Diosdado Cabello already warned about this in 2017, when he assured that Chavismo would do what was necessary for people to go out and vote in the municipal elections of that year, reported Infobae.
“If we notice that in certain municipality there is low participation, we do what we have to do to move our people,” declared Cabello.
This year, Maduro said that the military would look for citizens in their homes to take them to vote, and he used the coronavirus pandemic as an excuse.
“The Bolivarian National Armed Force is going to protect the voter from the door of their house to the voting center, and from the voting center to their house,” he said.
Now without gasoline, it remains to be seen how they will intimidate voters to get votes. Or perhaps, the announcement is just another political ploy by Chavismo to cover up its ineffectiveness.
The lie about Amuay
To disguise the inefficiency, Maduro declared that “to guarantee production” was the reason for this week’s “attack” on the Amuay refinery.
According to his statements, the facilities were attacked with a “powerful weapon” that has not yet been identified.
“They knocked down a tower with steel that was thicker than a tank,” he said from the government house. “They wanted to provoke an explosion,” he added.

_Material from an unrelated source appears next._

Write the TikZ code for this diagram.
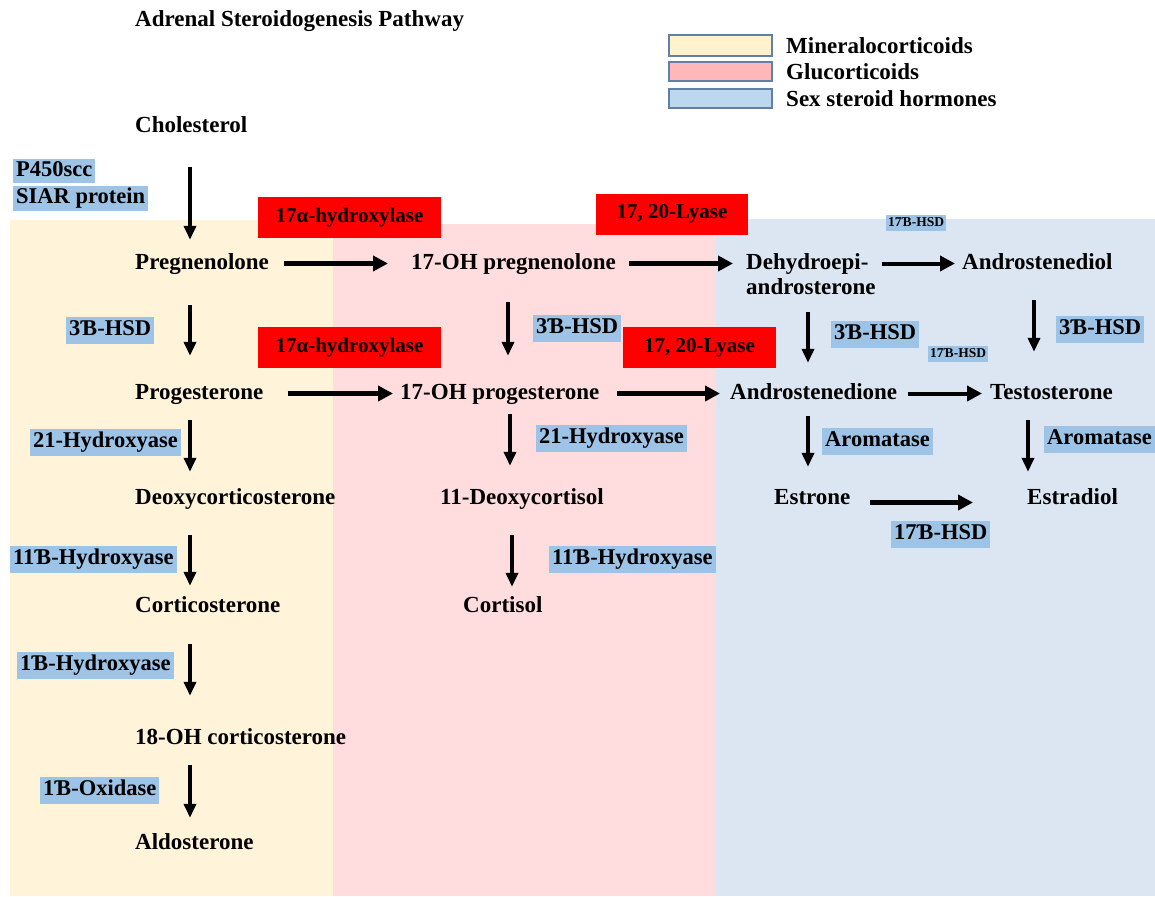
\documentclass[tikz,border=0pt]{standalone}
\usepackage{fontspec}
\setmainfont{Liberation Serif}
\usetikzlibrary{arrows.meta}
\definecolor{bgY}{RGB}{255,243,218}
\definecolor{bgP}{RGB}{255,221,223}
\definecolor{bgB}{RGB}{220,230,242}
\definecolor{lgY}{RGB}{255,242,204}
\definecolor{lgP}{RGB}{255,183,186}
\definecolor{lgB}{RGB}{189,215,238}
\definecolor{lgBorder}{RGB}{96,128,166}
\definecolor{hl}{RGB}{157,195,230}
\newcommand{\mainf}{\fontsize{23}{27}\selectfont\bfseries}
\newcommand{\enzf}{\fontsize{22.5}{27}\selectfont\bfseries}
\newcommand{\redf}{\fontsize{21}{25}\selectfont\bfseries}
\newcommand{\smallf}{\fontsize{13.5}{16}\selectfont\bfseries}
\begin{document}
\begin{tikzpicture}[x=1pt,y=-1pt,
  txt/.style={inner sep=0pt, anchor=base west, font=\mainf, text height=16pt, text depth=5pt},
  enz/.style={fill=hl, inner xsep=3pt, inner ysep=3pt, text height=16pt, text depth=5pt, anchor=west, font=\enzf},
  smallenz/.style={fill=hl, inner xsep=2pt, inner ysep=1.5pt, text height=10pt, text depth=3pt, anchor=west, font=\smallf},
  redbox/.style={fill=red, font=\redf, inner sep=0pt, minimum height=41pt},
  legbox/.style={draw=lgBorder, line width=1.5pt, minimum width=103pt, inner sep=0pt},
  varr/.style={line width=4pt, -{Triangle[length=14pt,width=12pt]}},
  harr/.style={line width=5pt, -{Triangle[length=15pt,width=15pt]}}]
\useasboundingbox (0,0) rectangle (1155,896);
% backgrounds
\fill[bgY] (10,220) rectangle (333,896);
\fill[bgP] (333,224) rectangle (716,896);
\fill[bgB] (716,219) rectangle (1155,896);
% title
\node[txt] (title) at (135,27) {Adrenal Steroidogenesis Pathway};
% legend
\node[legbox, fill=lgY, minimum height=21pt] (lg1) at (720.5,45.5) {};
\node[legbox, fill=lgP, minimum height=19pt] (lg2) at (720.5,71.5) {};
\node[legbox, fill=lgB, minimum height=19pt] (lg3) at (720.5,98.5) {};
\node[txt] (lt1) at (786,54) {Mineralocorticoids};
\node[txt] (lt2) at (786,80) {Glucorticoids};
\node[txt] (lt3) at (786,107) {Sex steroid hormones};
% red enzyme boxes
\node[redbox, minimum width=183pt] (hyd1) at (349.5,217) {17α-hydroxylase};
\node[redbox, minimum width=183pt] (hyd2) at (349.5,347.5) {17α-hydroxylase};
\node[redbox, minimum width=152pt] (lya1) at (672,214) {17, 20-Lyase};
\node[redbox, minimum width=153pt] (lya2) at (699.5,347.5) {17, 20-Lyase};
% blue enzyme labels
\node[enz, inner ysep=1pt] (p450) at (13,171) {P450scc};
\node[enz, inner ysep=2pt] (siar) at (13,198) {SIAR protein};
\node[enz] (hsdA) at (66,330) {3Ɓ-HSD};
\node[enz] (hsdB) at (533,328) {3Ɓ-HSD};
\node[enz] (hsdC) at (831,334) {3Ɓ-HSD};
\node[enz] (hsdD) at (1056,329) {3Ɓ-HSD};
\node[enz] (h21A) at (30,442) {21-Hydroxyase};
\node[enz] (h21B) at (536,438) {21-Hydroxyase};
\node[enz] (aroA) at (822,441) {Aromatase};
\node[enz] (aroB) at (1044,439) {Aromatase};
\node[enz] (hsd17) at (891,534) {17Ɓ-HSD};
\node[enz] (h11A) at (10,559) {11Ɓ-Hydroxyase};
\node[enz] (h11B) at (549,559) {11Ɓ-Hydroxyase};
\node[enz] (h1) at (17,665) {1Ɓ-Hydroxyase};
\node[enz] (ox1) at (40,790) {1Ɓ-Oxidase};
\node[smallenz] (s17A) at (886,223) {17Ɓ-HSD};
\node[smallenz] (s17B) at (928,354) {17Ɓ-HSD};
% compounds
\node[txt] (chol) at (135,133) {Cholesterol};
\node[txt] (preg) at (135,269) {Pregnenolone};
\node[txt] (ohpreg) at (411,269) {17-OH pregnenolone};
\node[txt] (dhea1) at (746,269) {Dehydroepi-};
\node[txt] (dhea2) at (746,294) {androsterone};
\node[txt] (adiol) at (962,269) {Androstenediol};
\node[txt] (prog) at (135,399) {Progesterone};
\node[txt] (ohprog) at (400,399) {17-OH progesterone};
\node[txt] (adione) at (730,399) {Androstenedione};
\node[txt] (testo) at (990,399) {Testosterone};
\node[txt] (deoxy) at (135,504) {Deoxycorticosterone};
\node[txt] (deoxyc) at (440,504) {11-Deoxycortisol};
\node[txt] (estrone) at (774,504) {Estrone};
\node[txt] (estradiol) at (1027,504) {Estradiol};
\node[txt] (cortico) at (135,612) {Corticosterone};
\node[txt] (cortisol) at (463,612) {Cortisol};
\node[txt] (oh18) at (135,744) {18-OH corticosterone};
\node[txt] (aldo) at (135,849) {Aldosterone};
% vertical arrows
\draw[varr, shorten <=29pt, shorten >=13pt] ([xshift=55pt]chol.south west) -- ([xshift=55pt]preg.north west);
\draw[varr, shorten <=31pt, shorten >=27pt] ([xshift=55pt]preg.south west) -- ([xshift=55pt]prog.north west);
\draw[varr, shorten <=28pt, shorten >=27pt] ([xshift=97pt]ohpreg.south west) -- ([xshift=108pt]ohprog.north west);
\draw[varr, shorten <=13pt, shorten >=20pt] ([xshift=62pt]dhea2.south west) -- ([xshift=78pt]adione.north west);
\draw[varr, shorten <=26pt, shorten >=31pt] ([xshift=72pt]adiol.south west) -- ([xshift=44pt]testo.north west);
\draw[varr, shorten <=16pt, shorten >=16pt] ([xshift=55pt]prog.south west) -- ([xshift=55pt]deoxy.north west);
\draw[varr, shorten <=10pt, shorten >=22pt] ([xshift=110pt]ohprog.south west) -- ([xshift=70pt]deoxyc.north west);
\draw[varr, shorten <=12pt, shorten >=21pt] ([xshift=78pt]adione.south west) -- ([xshift=34pt]estrone.north west);
\draw[varr, shorten <=16pt, shorten >=16pt] ([xshift=38pt]testo.south west) -- ([xshift=1pt]estradiol.north west);
\draw[varr, shorten <=26pt, shorten >=10pt] ([xshift=55pt]deoxy.south west) -- ([xshift=55pt]cortico.north west);
\draw[varr, shorten <=26pt, shorten >=9pt] ([xshift=72pt]deoxyc.south west) -- ([xshift=49pt]cortisol.north west);
\draw[varr, shorten <=27pt, shorten >=32pt] ([xshift=55pt]cortico.south west) -- ([xshift=55pt]oh18.north west);
\draw[varr, shorten <=16pt, shorten >=15pt] ([xshift=55pt]oh18.south west) -- ([xshift=55pt]aldo.north west);
% horizontal arrows
\draw[harr, shorten <=15pt, shorten >=23pt] (preg.east) -- (ohpreg.west);
\draw[harr, shorten <=13pt, shorten >=13pt] (ohpreg.east) -- (dhea1.west);
\draw[harr, line width=4pt, shorten <=6pt, shorten >=7pt] (dhea1.east -| dhea2.east) -- (adiol.west);
\draw[harr, shorten <=24pt, shorten >=7pt] (prog.east) -- (ohprog.west);
\draw[harr, shorten <=17pt, shorten >=10pt] (ohprog.east) -- (adione.west);
\draw[harr, line width=4pt, shorten <=11pt, shorten >=8pt] (adione.east) -- (testo.west);
\draw[harr, shorten <=19pt, shorten >=54pt] ([yshift=-4pt]estrone.east) -- ([yshift=-4pt]estradiol.west);
\end{tikzpicture}
\end{document}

The dictator did not show evidence or give details, only that they captured “two foreigners in the state of Zulia (in the northwest of the country) with plans to assassinate” government leaders.
The incident in Amuay occurred when workers were trying to restart one of the distillery units that had been recently arrested, said trade unionists reported by Reuters. The plants provide naphtha that serves as a raw material for the gasoline production at the neighboring Cardon refinery.
Amuay has been a victim of the regime since it took power in Venezuela. The consequences have been evident for over 20 years and have caused one tragedy after another in lives, production, and profitability.
Maduro mentioned that gasoline reserves would reach 30 days after reactivating the country’s refineries thanks to parts brought from Iran. An ally who has supplied it with fuel-laden ships in exchange for Venezuelan gold.